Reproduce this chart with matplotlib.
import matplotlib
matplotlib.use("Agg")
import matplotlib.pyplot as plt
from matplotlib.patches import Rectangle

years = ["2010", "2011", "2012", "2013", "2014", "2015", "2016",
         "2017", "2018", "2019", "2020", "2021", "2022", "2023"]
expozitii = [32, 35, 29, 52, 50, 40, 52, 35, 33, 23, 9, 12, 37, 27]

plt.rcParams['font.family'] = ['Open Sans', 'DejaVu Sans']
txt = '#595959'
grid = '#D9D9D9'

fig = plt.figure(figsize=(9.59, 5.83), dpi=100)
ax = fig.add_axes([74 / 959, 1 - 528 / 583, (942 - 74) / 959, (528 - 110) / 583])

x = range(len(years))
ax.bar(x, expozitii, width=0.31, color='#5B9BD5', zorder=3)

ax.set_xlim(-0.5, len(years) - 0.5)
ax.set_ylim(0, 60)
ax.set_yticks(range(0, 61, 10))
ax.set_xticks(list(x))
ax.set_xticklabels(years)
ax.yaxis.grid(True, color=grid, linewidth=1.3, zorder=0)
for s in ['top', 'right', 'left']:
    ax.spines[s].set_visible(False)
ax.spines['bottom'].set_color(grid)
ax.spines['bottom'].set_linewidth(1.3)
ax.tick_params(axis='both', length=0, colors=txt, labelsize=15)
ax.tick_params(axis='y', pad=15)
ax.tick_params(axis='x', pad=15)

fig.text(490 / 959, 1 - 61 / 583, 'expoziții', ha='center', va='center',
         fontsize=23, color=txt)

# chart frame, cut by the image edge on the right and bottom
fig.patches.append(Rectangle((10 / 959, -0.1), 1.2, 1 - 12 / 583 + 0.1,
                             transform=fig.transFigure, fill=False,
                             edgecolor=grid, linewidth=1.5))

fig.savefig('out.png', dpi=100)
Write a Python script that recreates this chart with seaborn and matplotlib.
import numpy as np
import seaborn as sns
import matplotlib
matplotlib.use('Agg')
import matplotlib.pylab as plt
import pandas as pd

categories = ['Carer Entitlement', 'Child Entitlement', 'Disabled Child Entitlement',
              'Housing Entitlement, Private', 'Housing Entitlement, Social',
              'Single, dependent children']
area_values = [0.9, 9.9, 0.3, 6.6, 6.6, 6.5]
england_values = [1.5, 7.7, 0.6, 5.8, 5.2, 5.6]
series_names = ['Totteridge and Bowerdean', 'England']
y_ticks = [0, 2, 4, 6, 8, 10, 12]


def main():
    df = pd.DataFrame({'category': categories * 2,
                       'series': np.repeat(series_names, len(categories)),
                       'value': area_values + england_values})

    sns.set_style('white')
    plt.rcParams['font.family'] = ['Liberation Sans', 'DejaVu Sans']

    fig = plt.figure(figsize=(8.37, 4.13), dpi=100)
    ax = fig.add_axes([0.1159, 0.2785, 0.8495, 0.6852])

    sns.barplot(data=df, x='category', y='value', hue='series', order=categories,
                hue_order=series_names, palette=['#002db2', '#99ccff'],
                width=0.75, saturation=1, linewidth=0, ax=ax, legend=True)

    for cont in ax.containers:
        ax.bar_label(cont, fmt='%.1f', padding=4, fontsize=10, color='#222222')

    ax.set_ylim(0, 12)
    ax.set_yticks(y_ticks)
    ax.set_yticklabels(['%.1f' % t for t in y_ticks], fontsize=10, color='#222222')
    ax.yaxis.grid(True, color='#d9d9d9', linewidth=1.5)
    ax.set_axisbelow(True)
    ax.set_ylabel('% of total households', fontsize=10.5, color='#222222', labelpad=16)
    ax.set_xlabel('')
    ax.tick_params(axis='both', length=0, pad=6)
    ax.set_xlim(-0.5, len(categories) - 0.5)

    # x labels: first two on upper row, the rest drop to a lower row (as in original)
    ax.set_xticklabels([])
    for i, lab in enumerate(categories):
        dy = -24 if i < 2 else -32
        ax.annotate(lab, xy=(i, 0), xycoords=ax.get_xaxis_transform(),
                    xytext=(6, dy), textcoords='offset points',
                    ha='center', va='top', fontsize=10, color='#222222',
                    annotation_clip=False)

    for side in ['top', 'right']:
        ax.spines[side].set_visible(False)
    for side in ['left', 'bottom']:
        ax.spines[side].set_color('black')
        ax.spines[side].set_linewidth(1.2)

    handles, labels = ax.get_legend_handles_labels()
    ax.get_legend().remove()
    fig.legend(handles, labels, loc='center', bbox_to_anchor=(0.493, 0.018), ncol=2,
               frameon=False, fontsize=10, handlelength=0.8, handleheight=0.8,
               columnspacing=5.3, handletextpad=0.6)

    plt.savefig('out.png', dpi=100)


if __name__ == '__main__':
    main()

• • • • •

• **Written instruction**: Starting at the first line of the material above, reproduce each line exactly up to and including the line with "ax.bar(x, expozitii, width=0.31, color='#5B9BD5', zorder=3)".

• **Response**:
Reproduce this chart with matplotlib.
import matplotlib
matplotlib.use("Agg")
import matplotlib.pyplot as plt
from matplotlib.patches import Rectangle

years = ["2010", "2011", "2012", "2013", "2014", "2015", "2016",
         "2017", "2018", "2019", "2020", "2021", "2022", "2023"]
expozitii = [32, 35, 29, 52, 50, 40, 52, 35, 33, 23, 9, 12, 37, 27]

plt.rcParams['font.family'] = ['Open Sans', 'DejaVu Sans']
txt = '#595959'
grid = '#D9D9D9'

fig = plt.figure(figsize=(9.59, 5.83), dpi=100)
ax = fig.add_axes([74 / 959, 1 - 528 / 583, (942 - 74) / 959, (528 - 110) / 583])

x = range(len(years))
ax.bar(x, expozitii, width=0.31, color='#5B9BD5', zorder=3)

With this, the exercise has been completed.